No salgamos de esta ciudad. No podemos salir. No olvidemos que estamos cercados. Cercados y hambrientos. Congelados. Los nazis nos rodean. Ya han mandado imprimir las invitaciones para la fiesta que darán cuando tomen la ciudad, será en el Hotel Astoria. Pero la vida, sorprendentemente, seguía en la ciudad. La radio no dejaba de sonar y cuando los locutores no tenían ya fuerzas ni música, dicen que dejaban el sonido del metrónomo. Cualquier sonido antes que el silencio.

La vida seguía y, más que nunca, esa vida acosada necesitaba de las representaciones de teatro. Todos los días. Las funciones eran a las cinco para poder regresar a casa antes del toque de queda. Estoy seguro de que los árboles, la música y el teatro tuvieron mucho que ver para que los nazis no lograran doblegar la resistencia de los ciudadanos de Leningrado. Acaso si ello, aunque hubieran tenido pan y berzas, posiblemente se hubieran rendido. «Pero sin pretender rebajar la ilustre profesión de zapatero, a la que honro tanto como a la profesión de monarca constitucional, confesaré humildemente que yo preferiría tener mi zapato descosido que mi verso mal rimado, y que pasaría muy gustoso sin botas antes que quedarme sin poemas». Théophile Gautier, defensor del Arte por el Arte, sufría por un mundo, una sociedad que no consideraba indispensable la belleza.

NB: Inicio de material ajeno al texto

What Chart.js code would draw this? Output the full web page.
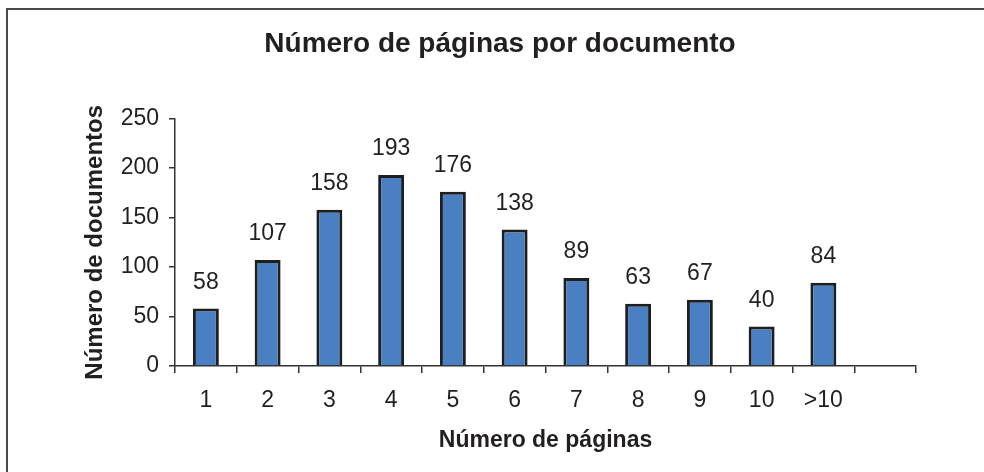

Prefería renunciar a las patatas antes que a las rosas y nos advertía del peligro utilitarista dominante, pues nada habría más pernicioso ni perverso para el ser humano si lo útil acaba imponiéndose. «El rincón más útil de una casa son las letrinas». La belleza, más que nunca en tiempos de crisis, es lo único que permite mantener la esperanza, lo único que es capaz de elevar nuestra miradas por encima de todas nuestras miserias. Sí, así lo creo y afirmo, la belleza es necesaria. «¿Me ha oído señor Arcipreste?» La belleza es necesaria y sin ella el hombre está perdido, caerá irremediablemente bajo el poder de Mordor, frente al que ya no tendremos defensa alguna por haber talado los árboles y por no recordar canciones ni poemas. Ahora bien, he aquí el dilema. Cuando no hay recursos para todo –crisis económica– ¿cómo deben repartirlos nuestros representantes políticos –economía política–¿Se deben primar las necesidades básicas, entendiendo por estas lo que comúnmente se entiende: alimenticias, sanitarias…? ¿Sería una aberración destinar aunque fuera un solo euro a fomentar el ocio y la cultura mientras exista aunque sólo sea una persona que no pueda comer? Es jodido el dilema, verdad.

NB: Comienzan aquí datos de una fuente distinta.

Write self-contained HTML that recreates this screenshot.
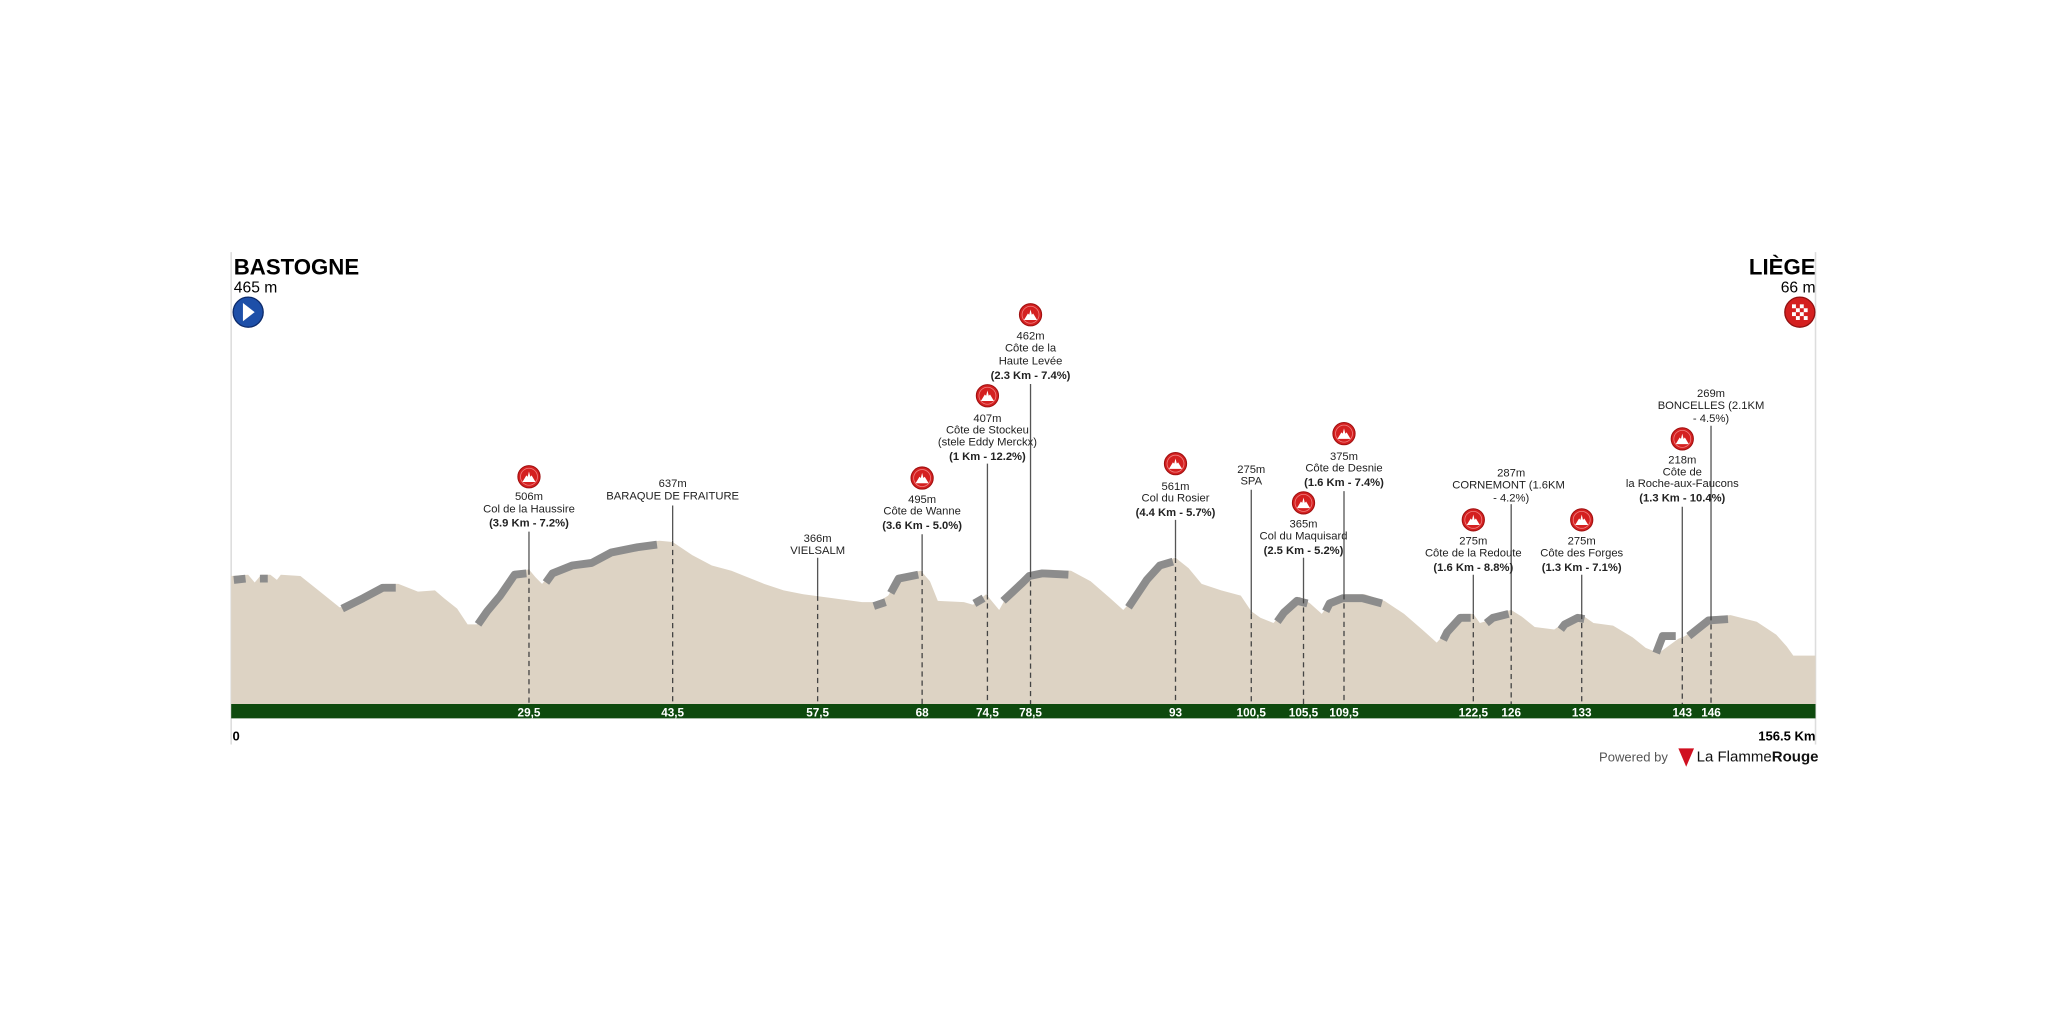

Dilema que no existiría si se hiciera un reparto justo. No tengo ahora las cifras, me aburre consultarlas, pero los excedentes de alimentos a nivel planetario son tan escandalosos que no comprendo cómo no hay más revoluciones y arde todo. No caigamos en su trampa de que no hay para todo, siempre hay para todo si se sabe administrar y si no nos comportamos como cerdos hedonistas y ridículos esnobs (del latín: sine nobilitate, sin nobleza). El propio Epicuro era feliz y consideraba un festín tener un mendrugo de pan para comer y un trocito de queso. Pero claro, Epicuro tenía un jardín y también tenía amigos.

Decía mi querido Aldous Huxley que el poder político, aquellos que nos gobernaban, a quienes habíamos cedido por pacto social parte de nuestra libertad, de nuestros derecho y el monopolio de la violencia (auténtico fundamento del Estado moderno), tenían el imperativo de crear las condiciones necesarias para que los gobernados fueran felices, sólo por esto se les debería consentir y expulsar si no son capaces de lograrlo. Y entre estas condiciones propiciatorias de la felicidad, además del pan, debe estar también el vino, además una casa caliente, deben existir parques con frondosos árboles, además de un trabajo digno, los teatros deben levantar el telón. Me despido citando al apacible y pacífico Bertrand Russell: «La técnica moderna ha hecho posible que el ocio, dentro de ciertos límites, no sea prerrogativa de clases privilegiadas poco numerosas, sino un derecho equitativamente repartido en toda la comunidad. La moral del trabajo es la moral de los esclavos y el mundo moderno no tiene necesidad de esclavitud».